Вы слышите, черниченки и башмачниковы, кулики и прочие «единороссы»?
Даже заклятые враги не решились сразу пойти на «деколлективизацию»
советской деревни, по-хозяйски прикинув, что это повлекло бы необратимый
обвал производительных сил на захваченной территории!
Но вернемся к изложению статьи, попросив у ее автора извинения за
отдельные ремарки, на которые так и «провоцирует» фактический материал...
«На наш взгляд, — замечает С.И. Линец, — аграрная программа была составлена
удачно и выглядела вполне реалистично... В программе присутствуют
и идеи развития общинного хозяйства, и положение из аграрной реформы
П.Столыпина, и опыт советского аграрного строительства, и опыт ведения
сельского хозяйства в Германии. Учтена психология крестьянства...».
Согласно замыслу фюрера и его сподвижников, все эти преобразования
должны были развернуться после поражения Советского Союза. Но поскольку
война затягивалась, гитлеровцы решили проводить аграрную реформу без
отрыва, так сказать, от боевых действий.
Любопытно, что настрой публичных заявлений на сей счет становился
все более взвешенным. Так, если в августе 1942 года нацисты бодро
заявили о широкомасштабной перестройке на селе, в т.ч. ликвидации
колхозов и совхозов, то уже в сентябре стали звучать аргументы в пользу
неторопливой и тщательной подготовки к реформе. Разъяснялась необходимость
«переходного периода» (!). В качестве довода выдвигалась «невозможность
обеспечения индивидуальных хозяйств в случае их появления необходимым
количеством... сельхозорудий, машин и инвентаря»... Ну как в воду
глядели, имея в виду участь современных наших фермеров!

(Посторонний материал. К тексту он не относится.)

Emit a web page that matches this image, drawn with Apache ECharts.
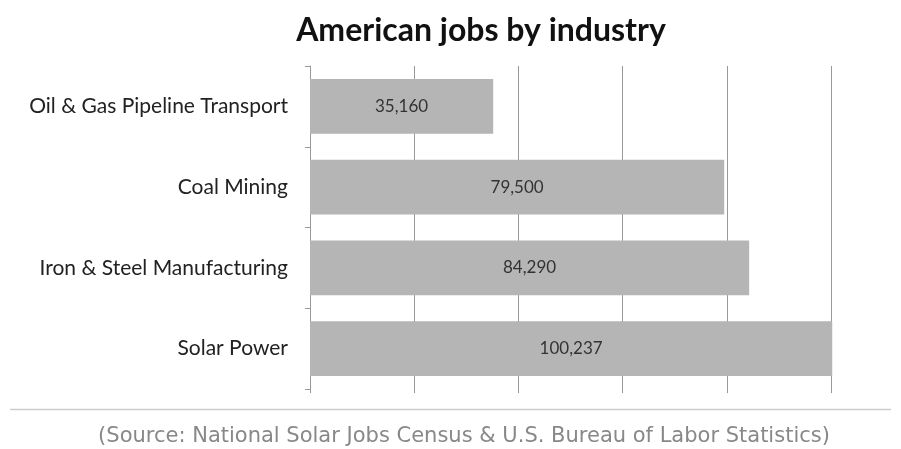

Примечательно и то, что немцы жестко пресекали попытки бывших хозяев
вернуть себе имущество, обобществленное при коллективизации. Ну а
всякая растащиловка, столь привычная у нас сегодня, каралась по законам
военного времени.
В ноябре — декабре того же 1942 года в местной прессе, обслуживающей
оккупантов, стали появляться официальные документы под названием «Новый
земельный порядок». Изучая их тексты, опубликованные в разных газетах
региона, С.И. Линец выявил несколько вариантов подачи основных положений
объявленной агрореформы. «Это свидетельствует о том, — заключает он,
— что в различных районах Северного Кавказа авторы создавали «Новый
земельный порядок», максимально учитывая местные особенности»... Еще
один щелчок нашим доморощенным преобразователям!

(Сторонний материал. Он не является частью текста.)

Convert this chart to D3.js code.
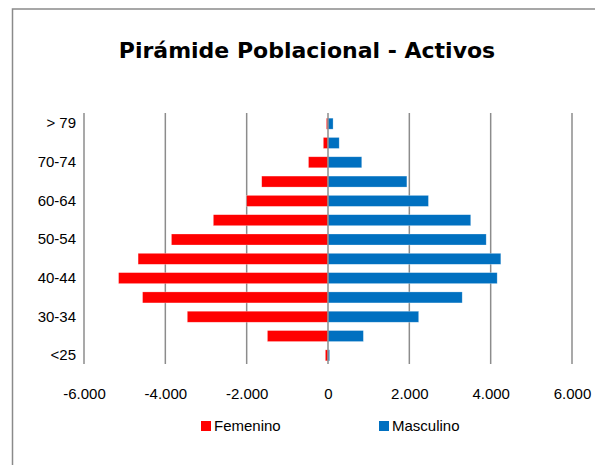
<!DOCTYPE html>
<html lang="es">
<head>
<meta charset="UTF-8">
<script src="https://d3js.org/d3.v7.min.js"></script>
<style>
  body { margin: 0; background: #fff; }
  svg { display: block; }
</style>
</head>
<body>
<div id="chart"></div>
<script>
    // age groups, bottom to top
    var ageGroups = ["<25", "25-29", "30-34", "35-39", "40-44", "45-49", "50-54",
                     "55-59", "60-64", "65-69", "70-74", "75-79", "> 79"];
    var femenino = [-65, -1490, -3460, -4560, -5150, -4670, -3850,
                    -2820, -2000, -1630, -480, -115, -40];
    var masculino = [40, 870, 2230, 3300, 4160, 4250, 3890,
                     3510, 2470, 1940, 830, 275, 125];
    var xTicks = [-6000, -4000, -2000, 0, 2000, 4000, 6000];
    var seriesNames = ["Femenino", "Masculino"];

    var colors = { "Femenino": "#ff0000", "Masculino": "#0070c0" };

    var width = 595, height = 465;
    var margin = {top: 113, right: 23, bottom: 101, left: 84};

    var svg = d3.select("#chart").append("svg")
        .attr("width", width)
        .attr("height", height);

    // chart frame (runs off the right and bottom edge)
    svg.append("rect")
        .attr("x", 12.5).attr("y", 9)
        .attr("width", 620).attr("height", 480)
        .attr("fill", "none")
        .attr("stroke", "#8a8a8a")
        .attr("stroke-width", 1.5);

    svg.append("text")
        .attr("x", 307)
        .attr("y", 58)
        .attr("text-anchor", "middle")
        .attr("font-family", "'DejaVu Sans', sans-serif")
        .attr("font-weight", "bold")
        .attr("font-size", 22)
        .attr("fill", "#000")
        .text("Pirámide Poblacional - Activos");

    var x = d3.scaleLinear()
        .domain([-6000, 6000])
        .range([margin.left, width - margin.right]);

    var y = d3.scaleBand()
        .domain(ageGroups.slice().reverse())
        .range([margin.top + 1, height - margin.bottom + 1])
        .paddingInner(0.43)
        .paddingOuter(0.215);

    // gridlines
    svg.append("g")
        .selectAll("line")
        .data(xTicks.filter(d => d !== 0))
        .join("line")
        .attr("x1", d => x(d)).attr("x2", d => x(d))
        .attr("y1", margin.top).attr("y2", height - margin.bottom)
        .attr("stroke", "#8c8c8c")
        .attr("stroke-width", 1.5);

    var rows = ageGroups.map((g, i) => ({group: g, Femenino: femenino[i], Masculino: masculino[i]}));

    seriesNames.forEach(function(name) {
        svg.append("g")
            .attr("fill", colors[name])
            .selectAll("rect")
            .data(rows)
            .join("rect")
            .attr("x", d => x(Math.min(0, d[name])))
            .attr("y", d => y(d.group))
            .attr("width", d => Math.abs(x(d[name]) - x(0)))
            .attr("height", y.bandwidth())
            .attr("stroke", "#fff")
            .attr("stroke-opacity", 0.45)
            .attr("stroke-width", 0.6);
    });

    // vertical axis line at zero
    svg.append("line")
        .attr("x1", x(0)).attr("x2", x(0))
        .attr("y1", margin.top).attr("y2", height - margin.bottom)
        .attr("stroke", "#8c8c8c")
        .attr("stroke-width", 1.5);

    var labelFont = "'Liberation Sans', Arial, sans-serif";

    // x axis labels
    svg.append("g")
        .attr("transform", `translate(0,${height - margin.bottom})`)
        .call(d3.axisBottom(x)
            .tickValues(xTicks)
            .tickSize(0)
            .tickPadding(24)
            .tickFormat(d => d3.format(",")(d).replace(/,/g, ".").replace("−", "-")))
        .call(g => g.select(".domain").remove())
        .call(g => g.selectAll("text")
            .attr("font-family", labelFont)
            .attr("font-size", 15)
            .attr("fill", "#000"));

    // y axis labels, every other group
    svg.append("g")
        .attr("transform", `translate(${margin.left},0)`)
        .call(d3.axisLeft(y)
            .tickSize(0)
            .tickPadding(8)
            .tickFormat((d) => ageGroups.indexOf(d) % 2 === 0 ? d : ""))
        .call(g => g.select(".domain").remove())
        .call(g => g.selectAll("text")
            .attr("font-family", labelFont)
            .attr("font-size", 15)
            .attr("fill", "#000"));

    // legend
    var legendX = [201, 379];
    var legend = svg.append("g")
        .selectAll("g")
        .data(seriesNames)
        .join("g")
        .attr("transform", (d, i) => `translate(${legendX[i]},421)`);
    legend.append("rect")
        .attr("width", 10).attr("height", 10)
        .attr("fill", d => colors[d]);
    legend.append("text")
        .attr("x", 13)
        .attr("y", 10)
        .attr("font-family", labelFont)
        .attr("font-size", 15)
        .attr("fill", "#000")
        .text(d => d);
</script>
</body>
</html>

...Воскресенье 6 декабря 1942 года было определено немцами датой начала
аграрной реформы. В этот день в оккупированных районах юга России
с размахом прошли мероприятия, организованные по приказу германского
командования: «съезды земледельцев», «праздники освобожденных крестьян»
и т.д.
Впрочем, кое-где эти празднества проходили уже под глухие раскаты
артиллерийской канонады. Наступающая Красная Армия вносила свои коррективы
в реализацию программы фашистов и их прихвостней. А вскоре оккупантов
вообще погнали с Северного Кавказа.
Ныне все это — достояние далекого прошлого. Но правильно сделал историк
С.И. Линец, что извлек из архивов, описал и систематизировал документы,
раскрывающие аграрную политику немецко-фашистских захватчиков. Материал
получился, что называется, на злобу дня. На фоне продуманной, дальновидной,
хотя и продиктованной корыстными расчетами стратегии поработителей
еще одиознее выглядит научно несостоятельная, организационно беспомощная,
практически вредоносная возня в деревне новорусских горе-реформаторов.